As the story goes, Donald Trump won the US presidency because he promised good manufacturing jobs to blue-collar workers and a repudiation of economic globalization that many blame for hollowing out the US economy. Anecdotes in the media showed disaffected, white rural workers upset over the loss of their jobs championing Trump (and pillorying Hillary Clinton).
Economist Caroline Freund of the Peterson Institute for International Economics, thought something didn’t add up about this story. She noticed that Trump actually thrived in many towns where the economy was booming, like Elkhart County, Indiana, with low unemployment, strong exports, plenty of manufacturing jobs, and big benefits from Obama-era recession stimulus and auto bailout packages. The county went heavily for Trump (64.1% compared to 31.7% for Clinton) in 2016.
So Freund dug deeper into the data, and compared the voting patterns in the 2016 election to those in 2012, when Republican presidential nominee Mitt Romney lost to Democratic incumbent Barack Obama. If counties with high concentrations of manufacturing jobs rallied to Trump in 2016, it would suggest ties to the manufacturing economy fueled Trump’s success.
Freund found no such correlation. After analyzing election results, as well as economic and demographic data from the US Census Bureau, she concluded in a Peterson Institute analysis published this month (pdf) that “manufacturing employment or manufacturing job loss had no significant role in the overall election.”
What was significant in blue-collar counties? Race and education. These two factors account for about 80% of the so-called “Trump Effect,” or swing states’ support for Trump compared to Romney, according to Freund’s analysis.
That pattern was clear in the demographics of the counties that had the biggest voting shifts from 2012 to 2016. Trump’s biggest gains compared to Romney in 2012 were in counties with populations that were on average 98% white and where 8% held college degrees. Clinton’s biggest gains came in those with a population that was on average 85% white and where 48% held a college degree. On average, however, the share of manufacturing employment in both the Republican- and Democrat-moving counties was exactly the same: 7%.

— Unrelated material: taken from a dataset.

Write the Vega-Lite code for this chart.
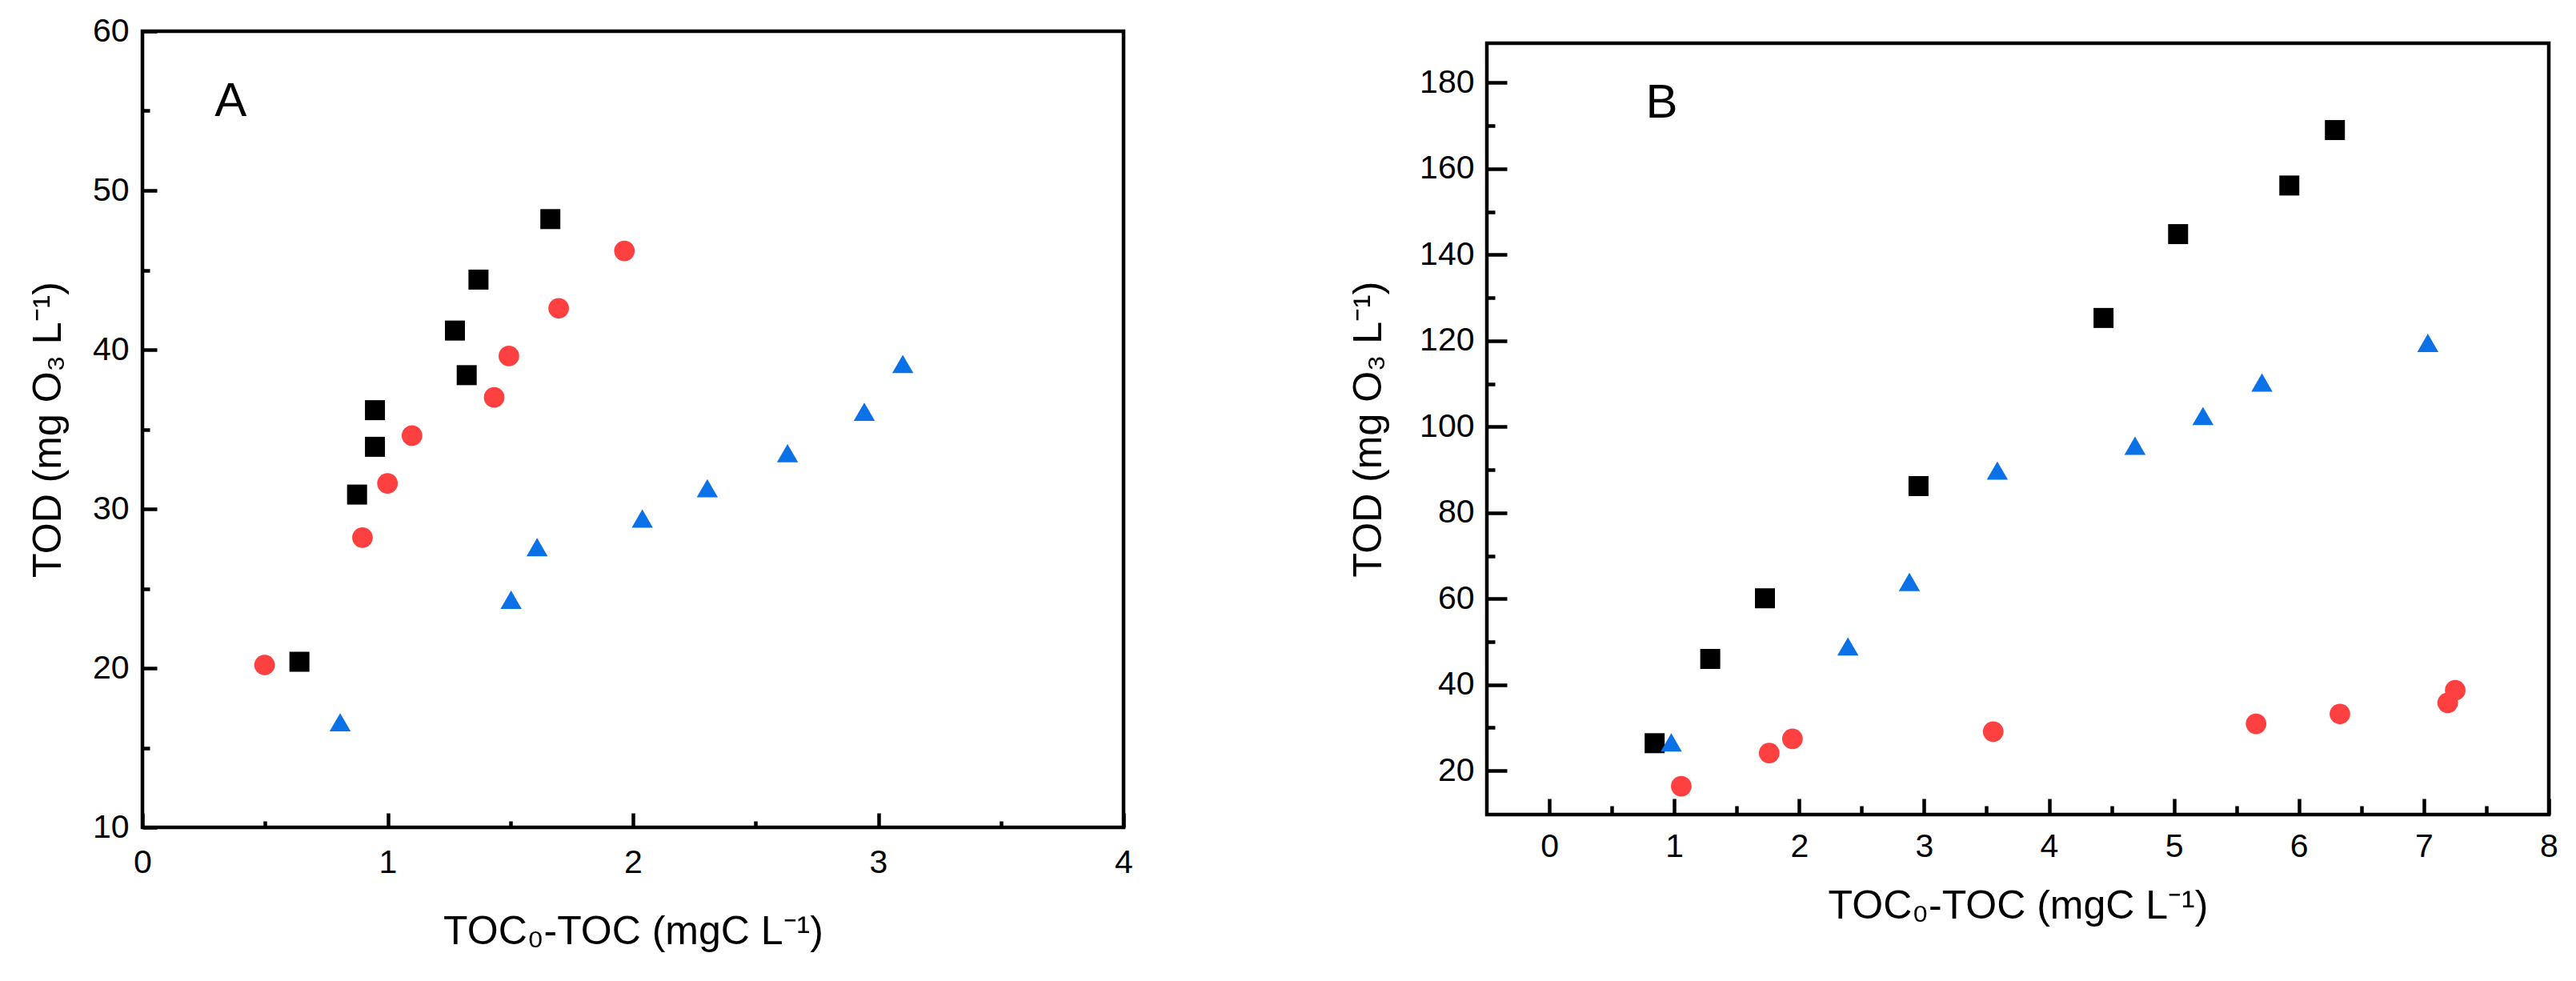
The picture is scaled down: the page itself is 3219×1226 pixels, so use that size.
{
  "$schema": "https://vega.github.io/schema/vega-lite/v6.json",
  "background": "white",
  "padding": {"left": 32, "top": 15, "right": 0, "bottom": 0},
  "autosize": {"type": "pad"},
  "spacing": 264,
  "config": {
    "view": {"stroke": "black", "strokeWidth": 4.5},
    "font": "Liberation Sans",
    "axis": {
      "domain": false, "grid": false,
      "labelFont": "Liberation Sans", "labelFontSize": 41, "labelColor": "black",
      "titleFont": "Liberation Sans", "titleFontSize": 50, "titleFontWeight": "normal", "titleColor": "black",
      "tickColor": "black", "tickWidth": 4.5,
      "labelFlush": false, "labelOverlap": false, "labelBound": false
    }
  },
  "datasets": {
    "panelA": [
      {"series": "Series 1", "x": 0.64, "y": 20.4},
      {"series": "Series 1", "x": 0.875, "y": 30.9},
      {"series": "Series 1", "x": 0.948, "y": 33.9},
      {"series": "Series 1", "x": 0.948, "y": 36.2},
      {"series": "Series 1", "x": 1.274, "y": 41.2},
      {"series": "Series 1", "x": 1.322, "y": 38.4},
      {"series": "Series 1", "x": 1.37, "y": 44.4},
      {"series": "Series 1", "x": 1.663, "y": 48.2},
      {"series": "Series 2", "x": 0.498, "y": 20.2},
      {"series": "Series 2", "x": 0.897, "y": 28.2},
      {"series": "Series 2", "x": 0.999, "y": 31.6},
      {"series": "Series 2", "x": 1.099, "y": 34.6},
      {"series": "Series 2", "x": 1.434, "y": 37.0},
      {"series": "Series 2", "x": 1.494, "y": 39.6},
      {"series": "Series 2", "x": 1.697, "y": 42.6},
      {"series": "Series 2", "x": 1.965, "y": 46.2},
      {"series": "Series 3", "x": 0.806, "y": 16.6},
      {"series": "Series 3", "x": 1.503, "y": 24.3},
      {"series": "Series 3", "x": 1.609, "y": 27.6},
      {"series": "Series 3", "x": 2.038, "y": 29.4},
      {"series": "Series 3", "x": 2.303, "y": 31.3},
      {"series": "Series 3", "x": 2.63, "y": 33.5},
      {"series": "Series 3", "x": 2.943, "y": 36.1},
      {"series": "Series 3", "x": 3.1, "y": 39.1}
    ],
    "panelB": [
      {"series": "Series 1", "x": 0.843, "y": 26.4},
      {"series": "Series 1", "x": 1.288, "y": 46.0},
      {"series": "Series 1", "x": 1.726, "y": 60.1},
      {"series": "Series 1", "x": 2.955, "y": 86.2},
      {"series": "Series 1", "x": 4.436, "y": 125.3},
      {"series": "Series 1", "x": 5.033, "y": 144.8},
      {"series": "Series 1", "x": 5.923, "y": 156.1},
      {"series": "Series 1", "x": 6.288, "y": 169.0},
      {"series": "Series 2", "x": 1.056, "y": 16.4},
      {"series": "Series 2", "x": 1.76, "y": 24.1},
      {"series": "Series 2", "x": 1.946, "y": 27.4},
      {"series": "Series 2", "x": 3.553, "y": 29.1},
      {"series": "Series 2", "x": 5.657, "y": 30.9},
      {"series": "Series 2", "x": 6.328, "y": 33.2},
      {"series": "Series 2", "x": 7.191, "y": 35.8},
      {"series": "Series 2", "x": 7.251, "y": 38.7},
      {"series": "Series 3", "x": 0.976, "y": 26.6},
      {"series": "Series 3", "x": 2.39, "y": 48.9},
      {"series": "Series 3", "x": 2.882, "y": 63.9},
      {"series": "Series 3", "x": 3.586, "y": 89.8},
      {"series": "Series 3", "x": 4.688, "y": 95.6},
      {"series": "Series 3", "x": 5.232, "y": 102.5},
      {"series": "Series 3", "x": 5.704, "y": 110.3},
      {"series": "Series 3", "x": 7.032, "y": 119.5}
    ],
    "labelA": [{"label": "A", "x": 0.36, "y": 55.6}],
    "labelB": [{"label": "B", "x": 0.9, "y": 175.2}],
    "spacer": [{"a": 1}]
  },
  "hconcat": [
    {
      "width": 1226,
      "height": 995,
      "layer": [
        {
          "data": {"name": "panelA"},
          "mark": {"type": "point", "filled": true, "opacity": 1},
          "encoding": {
            "x": {
              "field": "x", "type": "quantitative",
              "scale": {"domain": [0, 4], "nice": false, "zero": false},
              "axis": {
                "values": [0, 0.5, 1, 1.5, 2, 2.5, 3, 3.5, 4],
                "labelExpr": "datum.value % 1 === 0 ? format(datum.value, 'd') : ''",
                "offset": -18,
                "tickSize": 18,
                "tickDash": {"condition": {"test": "datum.value % 1 !== 0", "value": [0, 10, 8, 60]}, "value": [60, 1]},
                "labelPadding": 24,
                "title": "TOC₀-TOC (mgC L⁻¹)",
                "titlePadding": 63, "minExtent": 60, "maxExtent": 60
              }
            },
            "y": {
              "field": "y", "type": "quantitative",
              "scale": {"domain": [10, 60], "nice": false, "zero": false},
              "axis": {
                "values": [10, 15, 20, 25, 30, 35, 40, 45, 50, 55, 60],
                "labelExpr": "datum.value % 10 === 0 ? format(datum.value, 'd') : ''",
                "offset": -18,
                "tickSize": 18,
                "tickDash": {"condition": {"test": "datum.value % 10 !== 0", "value": [0, 9, 9, 60]}, "value": [60, 1]},
                "labelPadding": 17,
                "title": "TOD (mg O₃ L⁻¹)",
                "titlePadding": 51, "minExtent": 60, "maxExtent": 60
              }
            },
            "shape": {"field": "series", "type": "nominal", "scale": {"domain": ["Series 1", "Series 2", "Series 3"], "range": ["square", "circle", "triangle-up"]}, "legend": null},
            "color": {"field": "series", "type": "nominal", "scale": {"domain": ["Series 1", "Series 2", "Series 3"], "range": ["#000000", "#ff4040", "#0a72e6"]}, "legend": null},
            "size": {"field": "series", "type": "nominal", "scale": {"domain": ["Series 1", "Series 2", "Series 3"], "range": [625, 700, 1200]}, "legend": null}
          }
        },
        {
          "data": {"name": "labelA"},
          "mark": {"type": "text", "fontSize": 60, "font": "Liberation Sans", "align": "center", "baseline": "middle", "color": "black"},
          "encoding": {
            "x": {"field": "x", "type": "quantitative"},
            "y": {"field": "y", "type": "quantitative"},
            "text": {"field": "label"}
          }
        }
      ]
    },
    {
      "spacing": 8,
      "vconcat": [
        {
          "width": 1327,
          "height": 1,
          "data": {"name": "spacer"},
          "view": {"stroke": null},
          "mark": {"type": "point", "opacity": 0}
        },
        {
          "width": 1327,
          "height": 964,
          "layer": [
            {
              "data": {"name": "panelB"},
              "mark": {"type": "point", "filled": true, "opacity": 1},
              "encoding": {
                "x": {
                  "field": "x", "type": "quantitative",
                  "scale": {"domain": [-0.5, 8], "nice": false, "zero": false},
                  "axis": {
                    "values": [0, 0.5, 1, 1.5, 2, 2.5, 3, 3.5, 4, 4.5, 5, 5.5, 6, 6.5, 7, 7.5, 8],
                    "labelExpr": "datum.value % 1 === 0 ? format(datum.value, 'd') : ''",
                    "offset": -20,
                    "tickSize": 20,
                    "tickDash": {"condition": {"test": "datum.value % 1 !== 0", "value": [0, 9, 11, 60]}, "value": [60, 1]},
                    "labelPadding": 20,
                    "title": "TOC₀-TOC (mgC L⁻¹)",
                    "titlePadding": 49, "minExtent": 60, "maxExtent": 60
                  }
                },
                "y": {
                  "field": "y", "type": "quantitative",
                  "scale": {"domain": [9.8, 189.2], "nice": false, "zero": false},
                  "axis": {
                    "values": [20, 30, 40, 50, 60, 70, 80, 90, 100, 110, 120, 130, 140, 150, 160, 170, 180],
                    "labelExpr": "datum.value % 20 === 0 ? format(datum.value, 'd') : ''",
                    "offset": -25,
                    "tickSize": 25,
                    "tickDash": {"condition": {"test": "datum.value % 20 !== 0", "value": [0, 15, 10, 60]}, "value": [60, 1]},
                    "labelPadding": 16,
                    "title": "TOD (mg O₃ L⁻¹)",
                    "titlePadding": 58, "minExtent": 90, "maxExtent": 90
                  }
                },
                "shape": {"field": "series", "type": "nominal", "scale": {"domain": ["Series 1", "Series 2", "Series 3"], "range": ["square", "circle", "triangle-up"]}, "legend": null},
                "color": {"field": "series", "type": "nominal", "scale": {"domain": ["Series 1", "Series 2", "Series 3"], "range": ["#000000", "#ff4040", "#0a72e6"]}, "legend": null},
                "size": {"field": "series", "type": "nominal", "scale": {"domain": ["Series 1", "Series 2", "Series 3"], "range": [625, 700, 1200]}, "legend": null}
              }
            },
            {
              "data": {"name": "labelB"},
              "mark": {"type": "text", "fontSize": 60, "font": "Liberation Sans", "align": "center", "baseline": "middle", "color": "black"},
              "encoding": {
                "x": {"field": "x", "type": "quantitative"},
                "y": {"field": "y", "type": "quantitative"},
                "text": {"field": "label"}
              }
            }
          ]
        }
      ]
    }
  ]
}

Jed Kolk, the chief economist at the jobs site Indeed, points out that manufacturing is a thin slice of the total labor market. His analysis of the 2016 US election shows that Trump won counties where “routine” jobs from sales to clerical work were most threatened by technology or globalization. This, Kolk says, suggests economic anxiety may have helped fuel Trump’s support (although the analysis could not entirely isolate economic factors from other explanations).
The primacy of cultural issues in national politics has been growing since the 1960s. Then, many voters in the south and midwest switched their party affiliation to Republican for reasons believed to align with their cultural identity: opposition to the Civil Rights Act and support for the GOP’s embrace of evangelical Christians. In this most recent presidential election, matters like immigration shot up the rankings of critical issues, while the emphasis on the economy remained steady. The favorability of US trade policy actually improved in the minds of most American voters: 58% of Americans called trade an “opportunity” while 34% considered it a “threat,” compared to a 2012 poll showing opinions evenly split, reports Gallup (pdf).
“Cultural issues have replaced economic ones in their importance for electoral outcomes,” Freund argues. “I think the [2016] election was not about trade and manufacturing. It was about globalization in a different way, which is a sense of where America is in the world and a loss of identity that people seem to have…. It was much more about who we are…and where we’re going.”
That phenomenon is reshaping politics around the world, reports a Harvard Kennedy School of Government study, which found older, less-educated men are leading a backlash against cultural changes that “largely explains the rise of populist politics across the West.”
So what are political parties to do when besieged by polarization? Freund suggests the data imply parties should stop running polarizing candidates. Political scientists have long theorized (pdf) that polarization can be driven either by the electorate or by politicians themselves. In theory, voter turnout should rise in a polarized electorate—politically energized citizens, after all, should be eager to go to the polls. Polarizing candidates, by contrast, should have the opposite effect: unsatisfied moderate voters stay home given an unappealing slate of candidates. This second pattern, says Freund, was in evidence in 2016. ”Trump did not win the white working class, Clinton lost it,” writes Freund.
Freund’s advice is a tack to a sort of cultural middle—the centrist strategy France’s Emmanuel Macron rode to victory, and which seems to have played out in the most recent gubernatorial primary for the state of Virginia on June 12. Establishment forces won in both parties, reports the Washington Post, as voters rejected candidates on the far left and right.
For the first time, Virginia resident Curt Arledge, 32, cast a vote in a gubernatorial primary because, he argued, it was too important to miss. He chose current lieutenant governor Ralph Northam, a mainstream candidate with the endorsement of nearly every elected leader in the Democratic party, over his challenger, former congressman Tom Perriello championed by progressive leader, US senator Bernie Sanders.
Why? “I want to nominate Democrats who can get elected,” he said. Northam won the primary.